Kedua, produksi dan konsumsi yang bijaksana

Nah, agar cadangan migas yang sudah ada bisa digunakan untuk jangka panjang, sebaiknya penambangan migas dilakukan dengan bijaksana, yaitu melalui konservasi dan penerapan teknologi tepat guna.

Konservasi artinya cadangan migas yang ada di perut bumi tidak asal dikuras habis. Target produksi harus disesuaikan dengan kemampuan reservoir atau lapisan bebatuan yang menyimpan kandungan migas.

Tujuannya agar pada jangka panjang tidak terjadi kerusakan reservoir

Teknologi tepat guna artinya penerapan teknologi yang tepat sasaran untuk meningkatkan produksi. Misalnya, peningkatan produksi dan cadangan melalui penerapan teknologi enhanced oil recovery (EOR).

Dari sisi konsumsi, penggunaan bahan bakar berbasis migas harus dihemat. Terlebih lagi, gap antara produksi dan konsumsi minyak semakin lebar dari tahun ke tahun.

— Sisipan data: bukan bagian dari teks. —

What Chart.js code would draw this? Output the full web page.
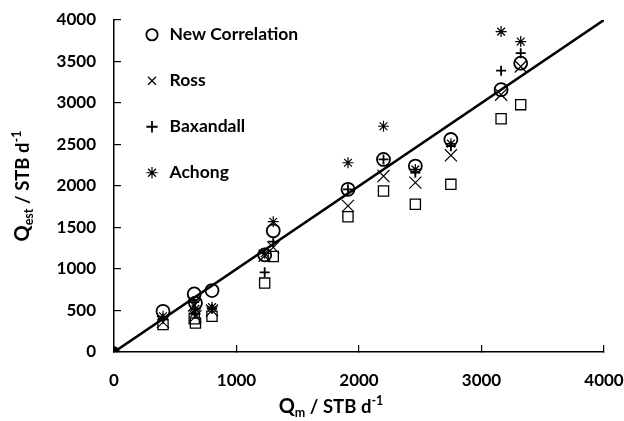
<!DOCTYPE html>
<html>
<head>
<meta charset="utf-8">
<script src="https://cdn.jsdelivr.net/npm/chart.js@4.4.1/dist/chart.umd.min.js"></script>
<style>
  html, body { margin: 0; padding: 0; background: #fff; }
  #wrap { width: 624px; height: 421px; }
</style>
</head>
<body>
<div id="wrap"><canvas id="myChart"></canvas></div>
<script>
// measured rate Qm (STB/d) and estimated rates from each correlation
const measured       = [400, 655, 665, 800, 1230, 1300, 1910, 2200, 2460, 2750, 3160, 3320];
const newCorrelation = [490, 700, 590, 740, 1170, 1460, 1960, 2320, 2240, 2560, 3160, 3480];
const ross           = [360, 560, 430, 500, 1160, 1260, 1760, 2120, 2040, 2370, 3100, 3440];
const baxandall      = [400, 600, 460, 520, 960, 1330, 1960, 2320, 2160, 2480, 3390, 3600];
const achong         = [430, 470, 520, 540, 1190, 1570, 2280, 2720, 2200, 2510, 3860, 3740];
const gilbert        = [330, 400, 350, 430, 830, 1150, 1630, 1940, 1780, 2020, 2810, 2980];
const parityLine     = [0, 4000];

const FONT = "Lato";

function pts(ys) {
  return measured.map((x, i) => ({ x: x, y: ys[i] }));
}

function series(label, ys, style, radius, width) {
  return {
    type: "scatter",
    label: label,
    data: pts(ys),
    pointStyle: style,
    pointRadius: radius,
    pointBorderWidth: width,
    pointBorderColor: "#000",
    pointBackgroundColor: "rgba(0,0,0,0)",
    borderColor: "#000",
    backgroundColor: "rgba(0,0,0,0)",
  };
}

// draws a title made of runs with sub/superscripts
function drawRuns(ctx, runs, cx, cy, rotate) {
  ctx.save();
  ctx.translate(cx, cy);
  if (rotate) ctx.rotate(-Math.PI / 2);
  ctx.fillStyle = "#000";
  ctx.textBaseline = "alphabetic";
  let total = 0;
  runs.forEach(r => {
    ctx.font = "bold " + r.size + "px " + FONT;
    total += ctx.measureText(r.text).width;
  });
  let x = -total / 2;
  runs.forEach(r => {
    ctx.font = "bold " + r.size + "px " + FONT;
    ctx.fillText(r.text, x, r.dy || 0);
    x += ctx.measureText(r.text).width;
  });
  ctx.restore();
}

const titles = {
  id: "titles",
  afterLayout(chart) {
    // place the legend in the top left corner of the plot
    const lg = chart.legend;
    if (lg) {
      lg.left = 114.75;
      lg.top = -2.5;
      lg.right = 400;
      lg.bottom = 352;
    }
  },
  afterDraw(chart) {
    const ctx = chart.ctx;
    drawRuns(ctx, [
      { text: "Q", size: 20 },
      { text: "m", size: 12.5, dy: 4 },
      { text: " / STB d", size: 18.5 },
      { text: "-1", size: 12.5, dy: -8 },
    ], 331, 413, false);
    drawRuns(ctx, [
      { text: "Q", size: 20 },
      { text: "est", size: 12.5, dy: 4 },
      { text: " / STB d", size: 18.5 },
      { text: "-1", size: 12.5, dy: -8 },
    ], 29, 186, true);
  },
};

const tickFont = { family: FONT, size: 17, weight: "bold" };

const config = {
  type: "scatter",
  data: {
    datasets: [
      series("New Correlation", newCorrelation, "circle", 6.5, 1.8),
      series("Ross", ross, "crossRot", 8.5, 1.2),
      series("Baxandall", baxandall, "cross", 5, 1.8),
      series("Achong", achong, "star", 5.5, 1.2),
      series("Gilbert", gilbert, "rect", 7.2, 1.3),
      {
        type: "line",
        label: "1:1",
        data: parityLine.map(v => ({ x: v, y: v })),
        borderColor: "#000",
        borderWidth: 2.6,
        pointRadius: [4.5, 0],
        pointBackgroundColor: "#000",
        pointBorderColor: "#000",
        fill: false,
      },
    ],
  },
  options: {
    responsive: true,
    maintainAspectRatio: false,
    animation: false,
    events: [],
    layout: { padding: { top: 20, right: 20, bottom: 0, left: 0 } },
    plugins: {
      tooltip: { enabled: false },
      legend: {
        position: "chartArea",
        align: "start",
        labels: {
          usePointStyle: true,
          boxHeight: 8,
          padding: 28.5,
          color: "#000",
          font: { family: FONT, size: 17.5, weight: "bold" },
          filter: item => item.datasetIndex < 4,
        },
      },
    },
    scales: {
      x: {
        type: "linear",
        min: 0,
        max: 4000,
        ticks: { stepSize: 1000, padding: 25, color: "#000", font: tickFont, callback: v => String(v) },
        grid: { drawOnChartArea: false, tickLength: -7, color: "#000", lineWidth: 1.2 },
        border: { color: "#000", width: 1.5 },
        afterFit: s => { s.height = 69; s.paddingLeft = 0; s.paddingRight = 0; },
      },
      y: {
        type: "linear",
        min: 0,
        max: 4000,
        ticks: { stepSize: 500, padding: 25, color: "#000", font: tickFont, callback: v => String(v) },
        grid: { drawOnChartArea: false, tickLength: -7, color: "#000", lineWidth: 1.2 },
        border: { color: "#000", width: 1.5 },
        afterFit: s => { s.width = 114; s.paddingTop = 0; s.paddingBottom = 0; },
      },
    },
  },
  plugins: [titles],
};

const myChart = new Chart(document.getElementById("myChart"), config);
</script>
</body>
</html>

Ketiga, diversifikasi energi

Diversifikasi energi adalah upaya penganekaragaman energi. Konversi minyak ke gas adalah salah satunya.

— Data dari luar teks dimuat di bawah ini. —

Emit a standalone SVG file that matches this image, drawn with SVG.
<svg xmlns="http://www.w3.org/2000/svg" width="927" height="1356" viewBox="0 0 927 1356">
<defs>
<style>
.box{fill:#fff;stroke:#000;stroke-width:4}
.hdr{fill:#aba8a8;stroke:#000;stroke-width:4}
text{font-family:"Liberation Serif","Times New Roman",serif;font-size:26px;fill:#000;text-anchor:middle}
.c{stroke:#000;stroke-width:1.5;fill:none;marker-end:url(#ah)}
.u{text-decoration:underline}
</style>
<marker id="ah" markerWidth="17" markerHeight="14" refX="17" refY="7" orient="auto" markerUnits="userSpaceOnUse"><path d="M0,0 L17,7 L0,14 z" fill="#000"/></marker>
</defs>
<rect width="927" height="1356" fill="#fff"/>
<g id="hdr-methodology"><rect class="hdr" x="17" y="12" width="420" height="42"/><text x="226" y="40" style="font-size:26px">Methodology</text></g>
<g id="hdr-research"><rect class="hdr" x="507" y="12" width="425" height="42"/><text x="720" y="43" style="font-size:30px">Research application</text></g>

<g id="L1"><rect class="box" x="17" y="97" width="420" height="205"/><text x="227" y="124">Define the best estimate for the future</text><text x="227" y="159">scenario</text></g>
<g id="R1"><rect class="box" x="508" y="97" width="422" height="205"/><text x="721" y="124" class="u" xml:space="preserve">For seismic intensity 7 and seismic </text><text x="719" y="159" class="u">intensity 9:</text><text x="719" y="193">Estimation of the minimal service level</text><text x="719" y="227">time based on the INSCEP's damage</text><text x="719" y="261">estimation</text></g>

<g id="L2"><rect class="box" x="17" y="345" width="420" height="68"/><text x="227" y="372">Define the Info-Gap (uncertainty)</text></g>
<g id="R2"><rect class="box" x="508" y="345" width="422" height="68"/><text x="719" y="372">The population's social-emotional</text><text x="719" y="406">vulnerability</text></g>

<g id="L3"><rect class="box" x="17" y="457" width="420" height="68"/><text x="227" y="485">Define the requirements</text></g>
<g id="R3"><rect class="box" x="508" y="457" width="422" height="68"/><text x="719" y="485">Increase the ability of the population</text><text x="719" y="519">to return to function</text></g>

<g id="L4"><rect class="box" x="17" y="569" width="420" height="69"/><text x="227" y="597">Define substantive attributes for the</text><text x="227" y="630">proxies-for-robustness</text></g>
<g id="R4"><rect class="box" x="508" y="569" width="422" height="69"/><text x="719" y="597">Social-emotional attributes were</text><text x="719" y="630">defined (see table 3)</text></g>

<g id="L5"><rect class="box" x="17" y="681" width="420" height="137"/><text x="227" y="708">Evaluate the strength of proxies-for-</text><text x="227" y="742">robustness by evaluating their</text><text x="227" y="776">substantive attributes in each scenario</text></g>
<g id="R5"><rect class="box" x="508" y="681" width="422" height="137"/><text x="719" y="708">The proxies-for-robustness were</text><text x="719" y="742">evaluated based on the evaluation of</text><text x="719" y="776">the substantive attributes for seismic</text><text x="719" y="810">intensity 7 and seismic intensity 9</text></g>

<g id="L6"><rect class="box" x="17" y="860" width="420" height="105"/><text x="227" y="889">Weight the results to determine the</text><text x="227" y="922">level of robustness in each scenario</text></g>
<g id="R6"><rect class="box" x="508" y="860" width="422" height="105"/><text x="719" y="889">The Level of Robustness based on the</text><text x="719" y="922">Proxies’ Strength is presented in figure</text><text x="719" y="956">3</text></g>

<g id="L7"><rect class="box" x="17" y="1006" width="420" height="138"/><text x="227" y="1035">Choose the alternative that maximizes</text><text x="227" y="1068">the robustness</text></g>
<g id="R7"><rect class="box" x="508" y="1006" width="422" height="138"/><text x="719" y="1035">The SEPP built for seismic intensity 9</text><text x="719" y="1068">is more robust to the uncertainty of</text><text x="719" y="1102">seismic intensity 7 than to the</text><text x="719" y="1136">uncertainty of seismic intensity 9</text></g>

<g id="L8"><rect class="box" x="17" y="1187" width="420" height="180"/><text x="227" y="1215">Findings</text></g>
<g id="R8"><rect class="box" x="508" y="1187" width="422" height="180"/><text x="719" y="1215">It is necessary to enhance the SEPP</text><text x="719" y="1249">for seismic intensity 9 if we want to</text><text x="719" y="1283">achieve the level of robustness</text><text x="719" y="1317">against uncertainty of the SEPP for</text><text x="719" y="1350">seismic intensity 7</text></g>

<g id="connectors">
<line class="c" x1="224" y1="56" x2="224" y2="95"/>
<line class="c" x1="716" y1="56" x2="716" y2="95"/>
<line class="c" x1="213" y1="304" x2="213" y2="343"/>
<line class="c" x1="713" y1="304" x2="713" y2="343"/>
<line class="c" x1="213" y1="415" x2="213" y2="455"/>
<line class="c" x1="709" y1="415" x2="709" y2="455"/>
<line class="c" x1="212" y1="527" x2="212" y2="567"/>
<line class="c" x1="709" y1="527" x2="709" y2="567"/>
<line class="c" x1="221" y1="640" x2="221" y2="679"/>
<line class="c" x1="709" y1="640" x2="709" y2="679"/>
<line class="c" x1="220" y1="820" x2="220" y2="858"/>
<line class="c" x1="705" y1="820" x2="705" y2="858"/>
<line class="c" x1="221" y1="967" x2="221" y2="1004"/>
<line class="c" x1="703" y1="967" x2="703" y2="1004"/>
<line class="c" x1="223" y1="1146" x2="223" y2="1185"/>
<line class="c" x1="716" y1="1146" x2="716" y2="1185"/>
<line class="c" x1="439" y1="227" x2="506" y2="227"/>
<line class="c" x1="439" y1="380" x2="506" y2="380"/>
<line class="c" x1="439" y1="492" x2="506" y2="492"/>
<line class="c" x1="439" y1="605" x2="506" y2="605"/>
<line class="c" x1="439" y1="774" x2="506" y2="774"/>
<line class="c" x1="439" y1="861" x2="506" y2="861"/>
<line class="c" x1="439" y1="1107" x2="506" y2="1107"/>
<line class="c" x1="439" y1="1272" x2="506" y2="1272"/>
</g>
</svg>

Program konversi minyak ke gas sebenarnya sudah berhasil dilaksanakan pada progam konversi minyak tanah ke liquefied petroleum gas (elpiji). Sayangnya, keberhasilan tersebut tak berlanjut pada program konversi BBM ke bahan bakar gas (BBG).

Padahal, energi gas lebih murah dan ramah lingkungan dibanding minyak. Cadangan gas Indonesia juga lebih besar daripada minyak bumi.

Pemerintah beserta semua pihak yang terlibat pun harus memberikan dukungan dan komitmennya agar program konversi BBM ke BBG bisa berlangsung sukses.

Diversifikasi energi dapat pula dilakukan dengan mendorong penggunaan energi baru dan terbarukan (EBT).

Berdasarkan data Dewan Energi Nasional 2016, pemanfaatan energi terbarukan di Indonesia baru 5 persen dari total pasokan energi. Diperlukan usaha lebih keras lagi agar porsi EBT semakin bertambah pada masa mendatang.

Ketergantungan terhadap energi fosil, terutama minyak, harus dikurangi agar pengelolaan energi bisa sustainable atau berkelanjutan.